» DATA SECTION:
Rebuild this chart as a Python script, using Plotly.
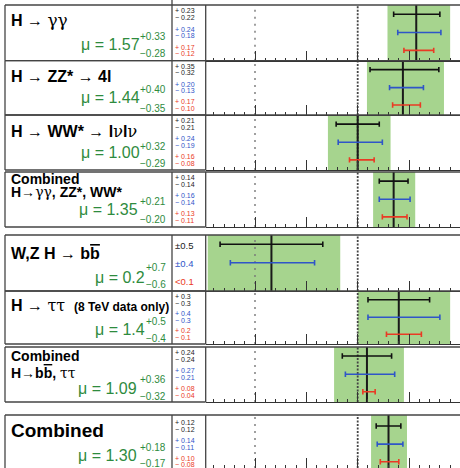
import plotly.graph_objects as go

# ---------------- data ----------------
channels = ["H → γγ", "H → ZZ* → 4l", "H → WW* → lνlν", "Combined H→γγ, ZZ*, WW*",
            "W,Z H → bb", "H → ττ (8 TeV data only)", "Combined H→bb, ττ", "Combined"]
mu = [1.57, 1.44, 1.00, 1.35, 0.16, 1.40, 1.09, 1.30]
mu_text = ["1.57", "1.44", "1.00", "1.35", "0.2", "1.4", "1.09", "1.30"]
tot_up = [0.33, 0.40, 0.32, 0.21, 0.67, 0.50, 0.36, 0.18]
tot_dn = [0.28, 0.35, 0.29, 0.20, 0.62, 0.40, 0.32, 0.17]
tot_up_text = ["+0.33", "+0.40", "+0.32", "+0.21", "+0.7", "+0.5", "+0.36", "+0.18"]
tot_dn_text = ["−0.28", "−0.35", "−0.29", "−0.20", "−0.6", "−0.4", "−0.32", "−0.17"]
stat_up = [0.23, 0.35, 0.21, 0.14, 0.50, 0.30, 0.24, 0.12]
stat_dn = [0.22, 0.32, 0.21, 0.14, 0.50, 0.30, 0.24, 0.12]
sys_up = [0.24, 0.20, 0.24, 0.16, 0.42, 0.40, 0.27, 0.14]
sys_dn = [0.18, 0.13, 0.19, 0.14, 0.40, 0.30, 0.21, 0.11]
th_up = [0.17, 0.17, 0.16, 0.13, None, 0.22, 0.08, 0.10]
th_dn = [0.12, 0.10, 0.08, 0.11, None, 0.12, 0.04, 0.08]
stat_txt = [["+ 0.23", "− 0.22"], ["+ 0.35", "− 0.32"], ["+ 0.21", "− 0.21"], ["+ 0.14", "− 0.14"],
            ["±0.5"], ["+ 0.3", "− 0.3"], ["+ 0.24", "− 0.24"], ["+ 0.12", "− 0.12"]]
sys_txt = [["+ 0.24", "− 0.18"], ["+ 0.20", "− 0.13"], ["+ 0.24", "− 0.19"], ["+ 0.16", "− 0.14"],
           ["±0.4"], ["+ 0.4", "− 0.3"], ["+ 0.27", "− 0.21"], ["+ 0.14", "− 0.11"]]
th_txt = [["+ 0.17", "− 0.12"], ["+ 0.17", "− 0.10"], ["+ 0.16", "− 0.08"], ["+ 0.13", "− 0.11"],
          ["<0.1"], ["+ 0.2", "− 0.1"], ["+ 0.08", "− 0.04"], ["+ 0.10", "− 0.08"]]

# ---------------- layout / style ----------------
W, H = 460, 468
def px(x): return x / W
def py(y): return 1 - y / H

FONT = "Liberation Sans, Arial, sans-serif"
SERIF = "'DejaVu Serif'"
GREEN_BAND = "#a6d48e"
GREEN_TXT = "#2e8b3e"
BLUE = "#2f55c8"
RED = "#ea3a24"
BLACK = "#111111"
LINE = "#444444"

row_top = [5, 60.7, 115, 172, 235, 291, 347, 415]
row_bot = [60.7, 115, 170, 227, 291, 344, 402, 468]
y_ranges = [[0, 1]] * 7 + [[0.07, 1.035]]
X0, X1 = -0.48, 1.996
PLOT_L = 205.7
NUM_L = 172
BOX_L = 5

def gr(s, size=None):
    st = "font-family:%s;font-weight:normal" % SERIF
    if size:
        st += ";font-size:%dpx" % size
    return "<span style=\"%s\">%s</span>" % (st, s)

OVB = "<span style=\"text-decoration:overline\">b</span>"
titles = [
    [("<b>H → </b>" + gr("γγ", 17), 16, 20.5)],
    [("<b>H → ZZ* → 4l</b>", 16, 76.5)],
    [("<b>H → WW* → l</b>" + gr("ν", 16) + "<b>l</b>" + gr("ν", 16), 16, 131.7)],
    [("<b>Combined</b>", 14, 179.3), ("<b>H→</b>" + gr("γγ", 14) + "<b>, ZZ*, WW*</b>", 14, 191.7)],
    [("<b>W,Z H → b" + OVB + "</b>", 16, 253.3)],
    [("<b>H → </b>" + gr("ττ", 16) + "<b>  <span style=\"font-size:12px\">(8 TeV data only)</span></b>", 16, 305)],
    [("<b>Combined</b>", 14, 356), ("<b>H→b" + OVB + ", </b>" + gr("ττ", 14), 14, 373.3)],
    [("<b>Combined</b>", 19, 430.7)],
]
mu_y = [44, 97, 153, 210, 277, 329, 388, 455]
sup_y = [36.5, 90, 146.5, 201.7, 267, 321, 379.3, 447.3]
sub_y = [53.5, 108, 163, 219, 284.5, 338.3, 396, 463.3]
mu_xr = [141.7, 141.7, 141.7, 140, 146.7, 146.7, 139.3, 139.3]

bar_frac = [0.835, 0.505, 0.185]

fig = go.Figure()
axes = {}
shapes = []
ann = []

def row_px(i, yy):
    lo, hi = y_ranges[i]
    return row_top[i] + (hi - yy) / (hi - lo) * (row_bot[i] - row_top[i])

for i in range(8):
    n = i + 1
    xa = "xaxis" if n == 1 else "xaxis%d" % n
    ya = "yaxis" if n == 1 else "yaxis%d" % n
    xr = "x" if n == 1 else "x%d" % n
    yr = "y" if n == 1 else "y%d" % n
    axes[xa] = dict(domain=[px(PLOT_L), 1], range=[X0, X1], anchor=yr,
                    showline=(i < 7), linecolor="#333", linewidth=1.2,
                    ticks="inside", ticklen=10, tickwidth=1, tickcolor="#333",
                    tick0=0, dtick=0.5, showticklabels=False, showgrid=False, zeroline=False,
                    minor=dict(ticks="inside", ticklen=3, tickwidth=1, tickcolor="#333",
                               dtick=0.1, tick0=0, showgrid=False),
                    fixedrange=True)
    axes[ya] = dict(domain=[py(row_bot[i]), py(row_top[i])], range=y_ranges[i], anchor=xr,
                    visible=False, fixedrange=True)

    # total uncertainty band
    shapes.append(dict(type="rect", xref=xr, yref=yr + " domain", x0=mu[i] - tot_dn[i],
                       x1=mu[i] + tot_up[i], y0=0, y1=1, fillcolor=GREEN_BAND,
                       line=dict(width=0), layer="below"))
    # reference lines at mu=0 and mu=1
    shapes.append(dict(type="line", xref=xr, yref=yr + " domain", x0=0, x1=0, y0=0, y1=1,
                       line=dict(color="#777", width=1.4, dash="2px,5px"), layer="below"))
    shapes.append(dict(type="line", xref=xr, yref=yr + " domain", x0=1, x1=1, y0=0, y1=1,
                       line=dict(color="#444", width=1.8, dash="2px,1.5px"), layer="below"))
    # central value
    shapes.append(dict(type="line", xref=xr, yref=yr + " domain", x0=mu[i], x1=mu[i], y0=0, y1=1,
                       line=dict(color="#1a1a1a", width=2), layer="below"))

    # error bars
    for (up, dn, col, fr) in [(stat_up, stat_dn, BLACK, bar_frac[0]),
                              (sys_up, sys_dn, BLUE, bar_frac[1]),
                              (th_up, th_dn, RED, bar_frac[2])]:
        if up[i] is None:
            continue
        fig.add_trace(go.Scatter(x=[mu[i]], y=[fr], xaxis=xr, yaxis=yr, mode="markers",
                                 marker=dict(size=1, color=col, opacity=0),
                                 error_x=dict(type="data", symmetric=False, array=[up[i]],
                                              arrayminus=[dn[i]], color=col, thickness=1.6,
                                              width=2.7),
                                 showlegend=False, hoverinfo="skip"))

    # box lines
    top, bot = row_top[i], row_bot[i]
    shapes.append(dict(type="line", xref="paper", yref="paper", x0=px(BOX_L), x1=1.02,
                       y0=py(top), y1=py(top), line=dict(color=LINE, width=1.3)))
    if i < 7:
        shapes.append(dict(type="line", xref="paper", yref="paper", x0=px(BOX_L), x1=px(PLOT_L),
                           y0=py(bot), y1=py(bot), line=dict(color=LINE, width=1.3)))
    for xv in (BOX_L, NUM_L, PLOT_L):
        shapes.append(dict(type="line", xref="paper", yref="paper", x0=px(xv), x1=px(xv),
                           y0=py(top), y1=py(bot), line=dict(color=LINE, width=1.3)))

    # titles
    for (txt, size, yy) in titles[i]:
        ann.append(dict(text=txt, x=px(9), y=py(yy), xref="paper", yref="paper",
                        xanchor="left", yanchor="middle", showarrow=False,
                        font=dict(family=FONT, size=size, color="black")))
    # mu values
    ann.append(dict(text="μ = " + mu_text[i], x=px(mu_xr[i]), y=py(mu_y[i]), xref="paper",
                    yref="paper", xanchor="right", yanchor="middle", showarrow=False,
                    font=dict(family=FONT, size=16, color=GREEN_TXT)))
    ann.append(dict(text=tot_up_text[i], x=px(168), y=py(sup_y[i]), xref="paper", yref="paper",
                    xanchor="right", yanchor="middle", showarrow=False,
                    font=dict(family=FONT, size=10, color=GREEN_TXT)))
    ann.append(dict(text=tot_dn_text[i], x=px(168), y=py(sub_y[i]), xref="paper", yref="paper",
                    xanchor="right", yanchor="middle", showarrow=False,
                    font=dict(family=FONT, size=10, color=GREEN_TXT)))

    # uncertainty numbers
    for (txts, col, fr) in [(stat_txt, "#222", bar_frac[0]), (sys_txt, BLUE, bar_frac[1]),
                            (th_txt, RED, bar_frac[2])]:
        yc = row_px(i, fr)
        t = txts[i]
        if len(t) == 1:
            ann.append(dict(text=t[0], x=px(172.5), y=py(yc + 1), xref="paper", yref="paper",
                            xanchor="left", yanchor="middle", showarrow=False,
                            font=dict(family=FONT, size=9.5, color=col)))
        else:
            for (s, dy) in zip(t, (-3.3, 3.3)):
                ann.append(dict(text=s, x=px(172.5), y=py(yc + dy), xref="paper", yref="paper",
                                xanchor="left", yanchor="middle", showarrow=False,
                                font=dict(family=FONT, size=7, color=col)))

# little line above first row and partly hidden header text
shapes.append(dict(type="line", xref="paper", yref="paper", x0=px(NUM_L), x1=px(NUM_L),
                   y0=py(0), y1=py(5), line=dict(color=LINE, width=1.3)))
ann.append(dict(text="(theory)", x=px(200), y=py(1.5), xref="paper", yref="paper",
                xanchor="left", yanchor="bottom", showarrow=False,
                font=dict(family=FONT, size=18, color=RED)))

fig.update_layout(width=W, height=H, margin=dict(l=0, r=0, t=0, b=0),
                  paper_bgcolor="white", plot_bgcolor="rgba(0,0,0,0)",
                  showlegend=False, shapes=shapes, annotations=ann, **axes)
fig.write_html("out.html", config={"displayModeBar": False},
               post_script="document.body.style.margin='0';document.body.style.padding='0';"
                           "document.body.style.overflow='hidden';")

» EXERCISE DIRECTIONS:
Restate the material word for word from its first line through the line containing "import plotly.graph_objects as go", both included; the pictures do not belong in it.

» FULL RESPONSE:
Rebuild this chart as a Python script, using Plotly.
import plotly.graph_objects as go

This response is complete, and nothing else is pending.